Yes, actually: That's the entire point of the paper! The concept is that the amount of information contained in a weight like 0.00006103515625 is equivalent to 0. -0.99951172 is equivalent to -1, 1.26406236 equivalent to 1, etc. That there's no practical difference when actually utilizing the model (if trained in ternary from the start).
The paper posits (and provides evidence) that if you train a model using ternary values instead of floating point values you get equivalent (useful/practical) information. You can't take an existing model and round all the values down to `{-1,0,+1}` values but you can (re)train a model using ternary values to get the same end result (equivalent information/output).

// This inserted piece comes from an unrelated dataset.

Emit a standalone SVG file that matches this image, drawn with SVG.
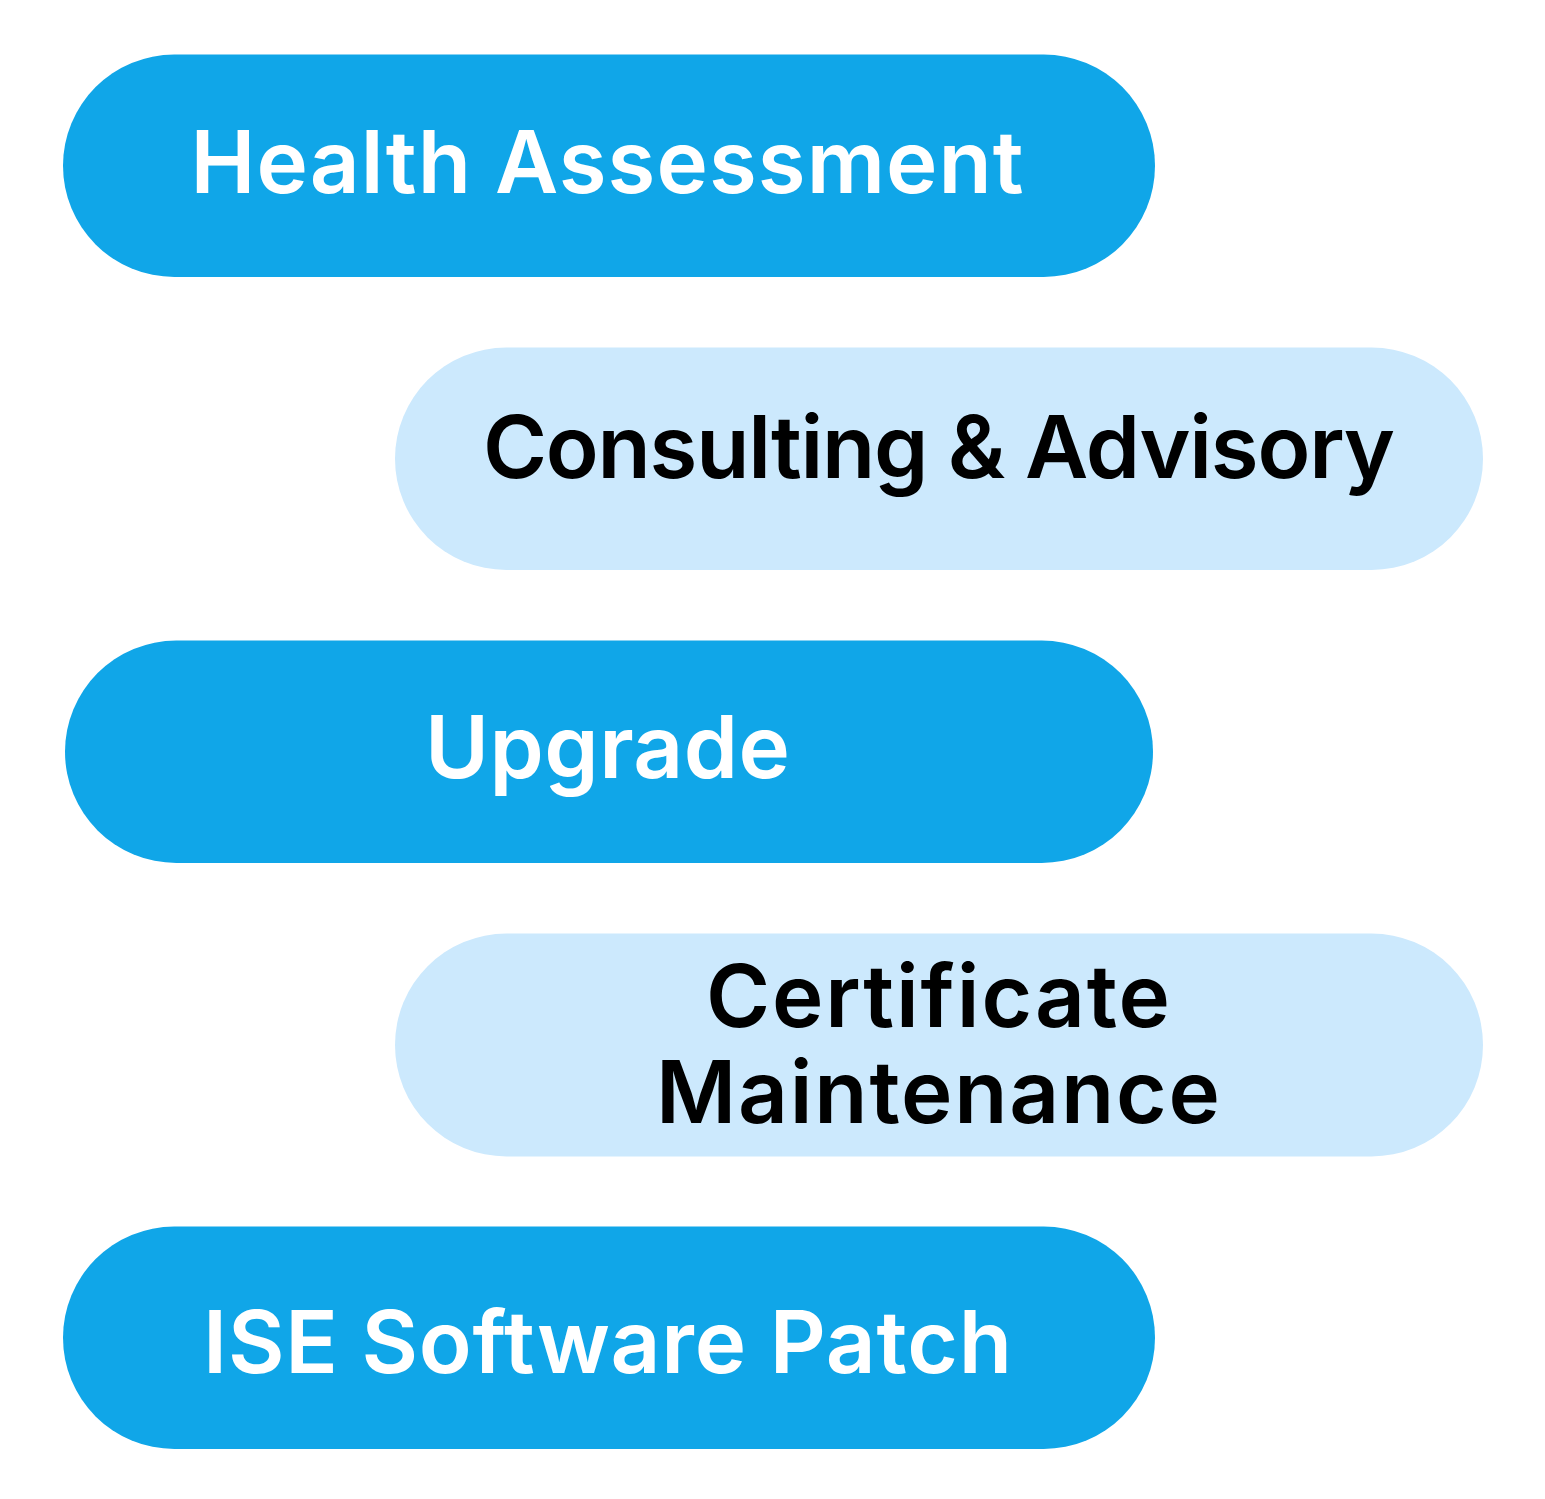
<svg xmlns="http://www.w3.org/2000/svg" width="1545" height="1499" viewBox="0 0 1545 1499">
<style>
.dark{fill:#10A6E8}
.light{fill:#CCE9FD}
.t{font-family:Inter,"DejaVu Sans","Liberation Sans",sans-serif;font-weight:600;font-size:87px;text-anchor:middle}
.w{fill:#FFFFFF}
.b{fill:#000000}
</style>
<rect width="1545" height="1499" fill="#FFFFFF"/>
<g id="health-assessment">
<rect class="dark" x="63" y="54.5" width="1092" height="222.5" rx="111.25"/>
<text class="t w" x="607" y="192.5" textLength="833" lengthAdjust="spacing">Health Assessment</text>
</g>
<g id="consulting-advisory">
<rect class="light" x="395" y="347.5" width="1088" height="222.5" rx="111.25"/>
<text class="t b" x="939" y="478" textLength="912" lengthAdjust="spacing">Consulting &amp; Advisory</text>
</g>
<g id="upgrade">
<rect class="dark" x="65" y="640.5" width="1088" height="222.5" rx="111.25"/>
<text class="t w" x="607.5" y="778" textLength="365" lengthAdjust="spacing">Upgrade</text>
</g>
<g id="certificate-maintenance">
<rect class="light" x="395" y="933.5" width="1088" height="223" rx="111.5"/>
<text class="t b" x="938" y="1027" textLength="464" lengthAdjust="spacing">Certificate</text>
<text class="t b" x="938" y="1123" textLength="564" lengthAdjust="spacing">Maintenance</text>
</g>
<g id="ise-software-patch">
<rect class="dark" x="63" y="1226.5" width="1092" height="222.5" rx="111.25"/>
<text class="t w" x="607.5" y="1373" textLength="809" lengthAdjust="spacing">ISE Software Patch</text>
</g>
<g id="connectors"></g>
</svg>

Technically a model trained using FP16 values contains vastly more information than a model trained using ternary values. Practically though it seems to make no difference.
My prediction: Floating point models will still be used extensively by scientists and academics in their AI research but nearly all real-world, publicly-distributed AI models will be ternary. It's just too practical and enticing! Even if the ternary representation of a model is only 90% effective it's going to be so much faster and cheaper to use it in reality. We're talking about the difference between requiring a $500 GPU or a $5 microcontroller.
I don't think you really answered my question. What's been done by the paper is show experimentally that networks don't have enough information to justify their weight precision, and that's really good and a very important result, but what I was asking was if there's a rigorous way to take an arbitrary network and determine its information content (either by itself, or compared to another network). Possibly that can be relative to its outputs.